What is expected -> Write out every line of the material as it stands, apart from the pictures.

Data segment ->
════

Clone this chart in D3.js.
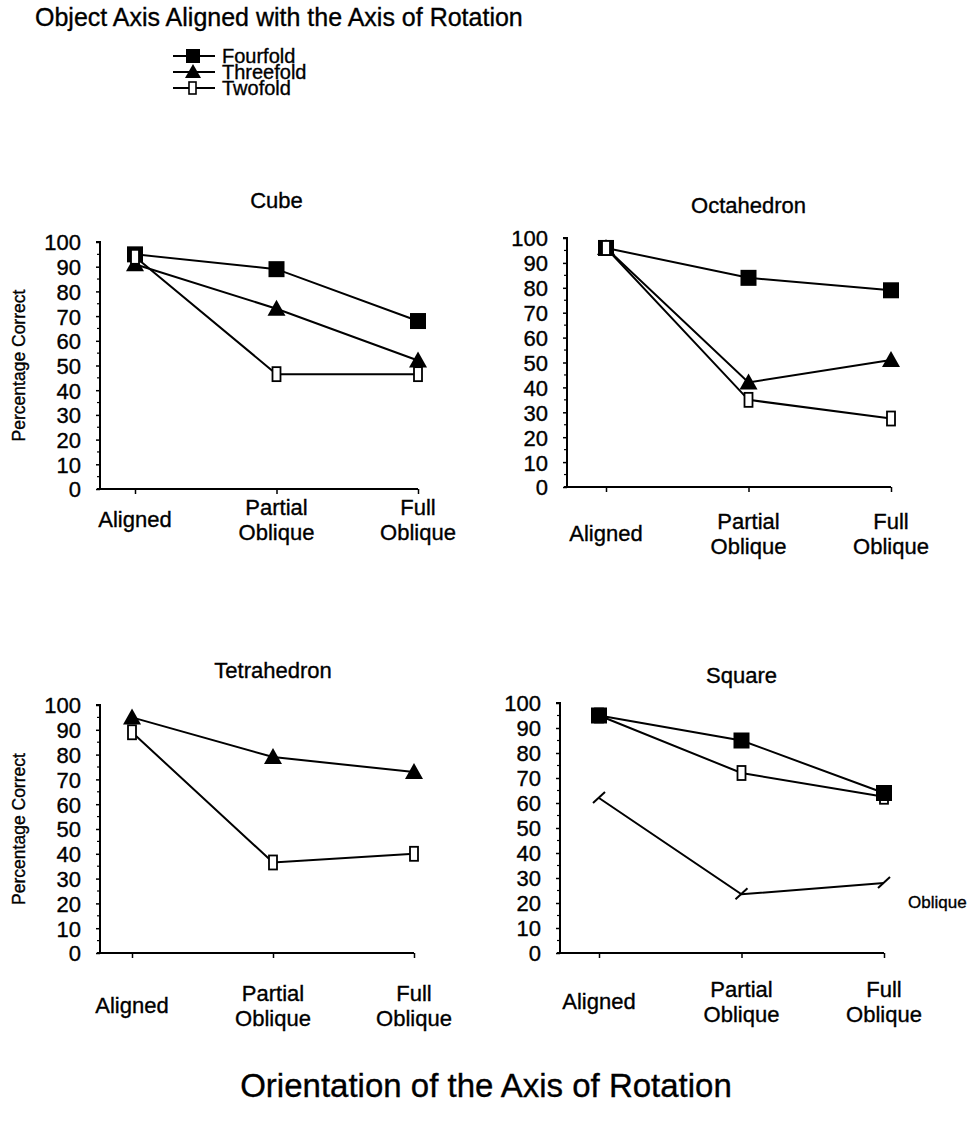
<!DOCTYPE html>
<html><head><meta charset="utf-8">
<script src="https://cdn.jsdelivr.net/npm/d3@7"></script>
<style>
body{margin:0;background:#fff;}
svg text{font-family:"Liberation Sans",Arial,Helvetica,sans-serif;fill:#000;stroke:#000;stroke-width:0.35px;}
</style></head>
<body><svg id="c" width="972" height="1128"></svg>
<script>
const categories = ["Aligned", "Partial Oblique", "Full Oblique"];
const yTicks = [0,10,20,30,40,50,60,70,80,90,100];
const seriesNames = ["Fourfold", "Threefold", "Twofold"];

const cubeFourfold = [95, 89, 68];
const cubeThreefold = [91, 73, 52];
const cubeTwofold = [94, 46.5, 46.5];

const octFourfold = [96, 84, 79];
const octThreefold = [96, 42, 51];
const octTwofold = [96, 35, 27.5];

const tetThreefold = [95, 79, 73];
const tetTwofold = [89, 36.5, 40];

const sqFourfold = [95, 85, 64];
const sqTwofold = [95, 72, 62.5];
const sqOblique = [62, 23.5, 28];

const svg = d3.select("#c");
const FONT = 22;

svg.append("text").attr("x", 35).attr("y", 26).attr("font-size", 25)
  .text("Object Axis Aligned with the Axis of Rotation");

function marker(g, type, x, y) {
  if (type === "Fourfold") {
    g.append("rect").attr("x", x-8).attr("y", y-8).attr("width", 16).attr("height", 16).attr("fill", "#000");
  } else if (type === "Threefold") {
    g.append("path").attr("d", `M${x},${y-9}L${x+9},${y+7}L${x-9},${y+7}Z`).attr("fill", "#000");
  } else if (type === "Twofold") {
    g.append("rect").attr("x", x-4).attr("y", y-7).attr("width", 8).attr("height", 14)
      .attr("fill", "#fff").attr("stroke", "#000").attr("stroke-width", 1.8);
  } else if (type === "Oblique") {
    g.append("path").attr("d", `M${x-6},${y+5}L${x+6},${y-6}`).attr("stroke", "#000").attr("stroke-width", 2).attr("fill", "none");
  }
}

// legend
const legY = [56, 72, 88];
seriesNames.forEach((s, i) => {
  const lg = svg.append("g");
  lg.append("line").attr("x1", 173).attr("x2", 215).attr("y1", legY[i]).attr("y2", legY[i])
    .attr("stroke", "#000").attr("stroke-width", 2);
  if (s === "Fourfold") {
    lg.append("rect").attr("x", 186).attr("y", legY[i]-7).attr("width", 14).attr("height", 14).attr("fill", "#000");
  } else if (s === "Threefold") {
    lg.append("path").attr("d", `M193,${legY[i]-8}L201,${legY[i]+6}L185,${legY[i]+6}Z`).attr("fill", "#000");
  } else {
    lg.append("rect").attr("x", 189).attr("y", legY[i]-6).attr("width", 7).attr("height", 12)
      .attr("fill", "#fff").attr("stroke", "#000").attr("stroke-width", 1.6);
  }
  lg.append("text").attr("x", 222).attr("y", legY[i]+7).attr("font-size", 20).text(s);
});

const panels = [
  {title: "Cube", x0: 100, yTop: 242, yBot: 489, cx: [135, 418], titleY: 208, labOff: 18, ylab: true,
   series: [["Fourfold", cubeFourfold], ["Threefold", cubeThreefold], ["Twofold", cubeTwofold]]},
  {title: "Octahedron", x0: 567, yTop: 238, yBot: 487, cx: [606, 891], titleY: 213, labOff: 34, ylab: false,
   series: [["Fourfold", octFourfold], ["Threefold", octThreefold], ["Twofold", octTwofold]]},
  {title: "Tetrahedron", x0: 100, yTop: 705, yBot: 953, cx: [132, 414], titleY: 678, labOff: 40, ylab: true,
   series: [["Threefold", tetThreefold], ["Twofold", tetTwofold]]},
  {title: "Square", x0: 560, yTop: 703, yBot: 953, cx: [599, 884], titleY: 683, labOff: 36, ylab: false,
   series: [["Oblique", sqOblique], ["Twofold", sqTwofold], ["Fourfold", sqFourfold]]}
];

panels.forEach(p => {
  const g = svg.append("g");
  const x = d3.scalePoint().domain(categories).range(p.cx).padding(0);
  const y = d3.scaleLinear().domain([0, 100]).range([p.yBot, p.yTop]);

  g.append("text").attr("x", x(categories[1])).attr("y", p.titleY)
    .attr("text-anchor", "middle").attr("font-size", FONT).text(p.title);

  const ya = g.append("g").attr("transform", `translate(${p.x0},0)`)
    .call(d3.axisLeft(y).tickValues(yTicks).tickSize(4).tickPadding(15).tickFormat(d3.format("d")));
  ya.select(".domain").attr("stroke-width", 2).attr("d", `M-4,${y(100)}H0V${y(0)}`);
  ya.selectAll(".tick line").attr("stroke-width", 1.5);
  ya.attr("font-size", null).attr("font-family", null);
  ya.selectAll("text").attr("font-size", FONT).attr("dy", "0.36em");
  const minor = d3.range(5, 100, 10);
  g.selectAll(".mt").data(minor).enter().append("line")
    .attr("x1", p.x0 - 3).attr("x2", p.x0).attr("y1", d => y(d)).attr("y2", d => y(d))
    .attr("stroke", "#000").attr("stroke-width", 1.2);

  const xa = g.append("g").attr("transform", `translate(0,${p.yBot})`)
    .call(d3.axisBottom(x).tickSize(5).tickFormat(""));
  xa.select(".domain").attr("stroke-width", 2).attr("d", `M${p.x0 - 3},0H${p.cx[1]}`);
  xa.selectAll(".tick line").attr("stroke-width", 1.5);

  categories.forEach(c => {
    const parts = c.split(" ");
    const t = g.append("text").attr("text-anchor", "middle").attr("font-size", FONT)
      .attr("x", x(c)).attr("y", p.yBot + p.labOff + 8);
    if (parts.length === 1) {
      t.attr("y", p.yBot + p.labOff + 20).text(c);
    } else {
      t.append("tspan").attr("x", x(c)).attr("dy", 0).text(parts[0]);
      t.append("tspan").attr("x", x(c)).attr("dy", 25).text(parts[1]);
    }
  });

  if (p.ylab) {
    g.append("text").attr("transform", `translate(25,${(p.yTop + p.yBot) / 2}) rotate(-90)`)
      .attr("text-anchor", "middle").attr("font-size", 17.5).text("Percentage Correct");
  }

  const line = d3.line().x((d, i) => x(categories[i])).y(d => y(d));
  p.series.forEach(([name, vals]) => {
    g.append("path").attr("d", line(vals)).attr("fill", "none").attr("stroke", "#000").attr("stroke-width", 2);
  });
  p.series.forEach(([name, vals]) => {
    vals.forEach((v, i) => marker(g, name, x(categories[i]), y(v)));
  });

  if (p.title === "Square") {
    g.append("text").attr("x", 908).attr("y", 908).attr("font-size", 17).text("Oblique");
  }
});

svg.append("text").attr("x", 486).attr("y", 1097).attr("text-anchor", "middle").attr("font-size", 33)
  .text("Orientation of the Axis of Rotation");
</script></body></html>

════

Task answer ->
Clone this chart in D3.js.
<!DOCTYPE html>
<html><head><meta charset="utf-8">
<script src="https://cdn.jsdelivr.net/npm/d3@7"></script>
<style>
body{margin:0;background:#fff;}
svg text{font-family:"Liberation Sans",Arial,Helvetica,sans-serif;fill:#000;stroke:#000;stroke-width:0.35px;}
</style></head>
<body><svg id="c" width="972" height="1128"></svg>
<script>
const categories = ["Aligned", "Partial Oblique", "Full Oblique"];
const yTicks = [0,10,20,30,40,50,60,70,80,90,100];
const seriesNames = ["Fourfold", "Threefold", "Twofold"];

const cubeFourfold = [95, 89, 68];
const cubeThreefold = [91, 73, 52];
const cubeTwofold = [94, 46.5, 46.5];

const octFourfold = [96, 84, 79];
const octThreefold = [96, 42, 51];
const octTwofold = [96, 35, 27.5];

const tetThreefold = [95, 79, 73];
const tetTwofold = [89, 36.5, 40];

const sqFourfold = [95, 85, 64];
const sqTwofold = [95, 72, 62.5];
const sqOblique = [62, 23.5, 28];

const svg = d3.select("#c");
const FONT = 22;

svg.append("text").attr("x", 35).attr("y", 26).attr("font-size", 25)
  .text("Object Axis Aligned with the Axis of Rotation");

function marker(g, type, x, y) {
  if (type === "Fourfold") {
    g.append("rect").attr("x", x-8).attr("y", y-8).attr("width", 16).attr("height", 16).attr("fill", "#000");
  } else if (type === "Threefold") {
    g.append("path").attr("d", `M${x},${y-9}L${x+9},${y+7}L${x-9},${y+7}Z`).attr("fill", "#000");
  } else if (type === "Twofold") {
    g.append("rect").attr("x", x-4).attr("y", y-7).attr("width", 8).attr("height", 14)
      .attr("fill", "#fff").attr("stroke", "#000").attr("stroke-width", 1.8);
  } else if (type === "Oblique") {
    g.append("path").attr("d", `M${x-6},${y+5}L${x+6},${y-6}`).attr("stroke", "#000").attr("stroke-width", 2).attr("fill", "none");
  }
}

// legend
const legY = [56, 72, 88];
seriesNames.forEach((s, i) => {
  const lg = svg.append("g");
  lg.append("line").attr("x1", 173).attr("x2", 215).attr("y1", legY[i]).attr("y2", legY[i])
    .attr("stroke", "#000").attr("stroke-width", 2);
  if (s === "Fourfold") {
    lg.append("rect").attr("x", 186).attr("y", legY[i]-7).attr("width", 14).attr("height", 14).attr("fill", "#000");
  } else if (s === "Threefold") {
    lg.append("path").attr("d", `M193,${legY[i]-8}L201,${legY[i]+6}L185,${legY[i]+6}Z`).attr("fill", "#000");
  } else {
    lg.append("rect").attr("x", 189).attr("y", legY[i]-6).attr("width", 7).attr("height", 12)
      .attr("fill", "#fff").attr("stroke", "#000").attr("stroke-width", 1.6);
  }
  lg.append("text").attr("x", 222).attr("y", legY[i]+7).attr("font-size", 20).text(s);
});

const panels = [
  {title: "Cube", x0: 100, yTop: 242, yBot: 489, cx: [135, 418], titleY: 208, labOff: 18, ylab: true,
   series: [["Fourfold", cubeFourfold], ["Threefold", cubeThreefold], ["Twofold", cubeTwofold]]},
  {title: "Octahedron", x0: 567, yTop: 238, yBot: 487, cx: [606, 891], titleY: 213, labOff: 34, ylab: false,
   series: [["Fourfold", octFourfold], ["Threefold", octThreefold], ["Twofold", octTwofold]]},
  {title: "Tetrahedron", x0: 100, yTop: 705, yBot: 953, cx: [132, 414], titleY: 678, labOff: 40, ylab: true,
   series: [["Threefold", tetThreefold], ["Twofold", tetTwofold]]},
  {title: "Square", x0: 560, yTop: 703, yBot: 953, cx: [599, 884], titleY: 683, labOff: 36, ylab: false,
   series: [["Oblique", sqOblique], ["Twofold", sqTwofold], ["Fourfold", sqFourfold]]}
];

panels.forEach(p => {
  const g = svg.append("g");
  const x = d3.scalePoint().domain(categories).range(p.cx).padding(0);
  const y = d3.scaleLinear().domain([0, 100]).range([p.yBot, p.yTop]);

  g.append("text").attr("x", x(categories[1])).attr("y", p.titleY)
    .attr("text-anchor", "middle").attr("font-size", FONT).text(p.title);

  const ya = g.append("g").attr("transform", `translate(${p.x0},0)`)
    .call(d3.axisLeft(y).tickValues(yTicks).tickSize(4).tickPadding(15).tickFormat(d3.format("d")));
  ya.select(".domain").attr("stroke-width", 2).attr("d", `M-4,${y(100)}H0V${y(0)}`);
  ya.selectAll(".tick line").attr("stroke-width", 1.5);
  ya.attr("font-size", null).attr("font-family", null);
  ya.selectAll("text").attr("font-size", FONT).attr("dy", "0.36em");
  const minor = d3.range(5, 100, 10);
  g.selectAll(".mt").data(minor).enter().append("line")
    .attr("x1", p.x0 - 3).attr("x2", p.x0).attr("y1", d => y(d)).attr("y2", d => y(d))
    .attr("stroke", "#000").attr("stroke-width", 1.2);

  const xa = g.append("g").attr("transform", `translate(0,${p.yBot})`)
    .call(d3.axisBottom(x).tickSize(5).tickFormat(""));
  xa.select(".domain").attr("stroke-width", 2).attr("d", `M${p.x0 - 3},0H${p.cx[1]}`);
  xa.selectAll(".tick line").attr("stroke-width", 1.5);

  categories.forEach(c => {
    const parts = c.split(" ");
    const t = g.append("text").attr("text-anchor", "middle").attr("font-size", FONT)
      .attr("x", x(c)).attr("y", p.yBot + p.labOff + 8);
    if (parts.length === 1) {
      t.attr("y", p.yBot + p.labOff + 20).text(c);
    } else {
      t.append("tspan").attr("x", x(c)).attr("dy", 0).text(parts[0]);
      t.append("tspan").attr("x", x(c)).attr("dy", 25).text(parts[1]);
    }
  });

  if (p.ylab) {
    g.append("text").attr("transform", `translate(25,${(p.yTop + p.yBot) / 2}) rotate(-90)`)
      .attr("text-anchor", "middle").attr("font-size", 17.5).text("Percentage Correct");
  }

  const line = d3.line().x((d, i) => x(categories[i])).y(d => y(d));
  p.series.forEach(([name, vals]) => {
    g.append("path").attr("d", line(vals)).attr("fill", "none").attr("stroke", "#000").attr("stroke-width", 2);
  });
  p.series.forEach(([name, vals]) => {
    vals.forEach((v, i) => marker(g, name, x(categories[i]), y(v)));
  });

  if (p.title === "Square") {
    g.append("text").attr("x", 908).attr("y", 908).attr("font-size", 17).text("Oblique");
  }
});

svg.append("text").attr("x", 486).attr("y", 1097).attr("text-anchor", "middle").attr("font-size", 33)
  .text("Orientation of the Axis of Rotation");
</script></body></html>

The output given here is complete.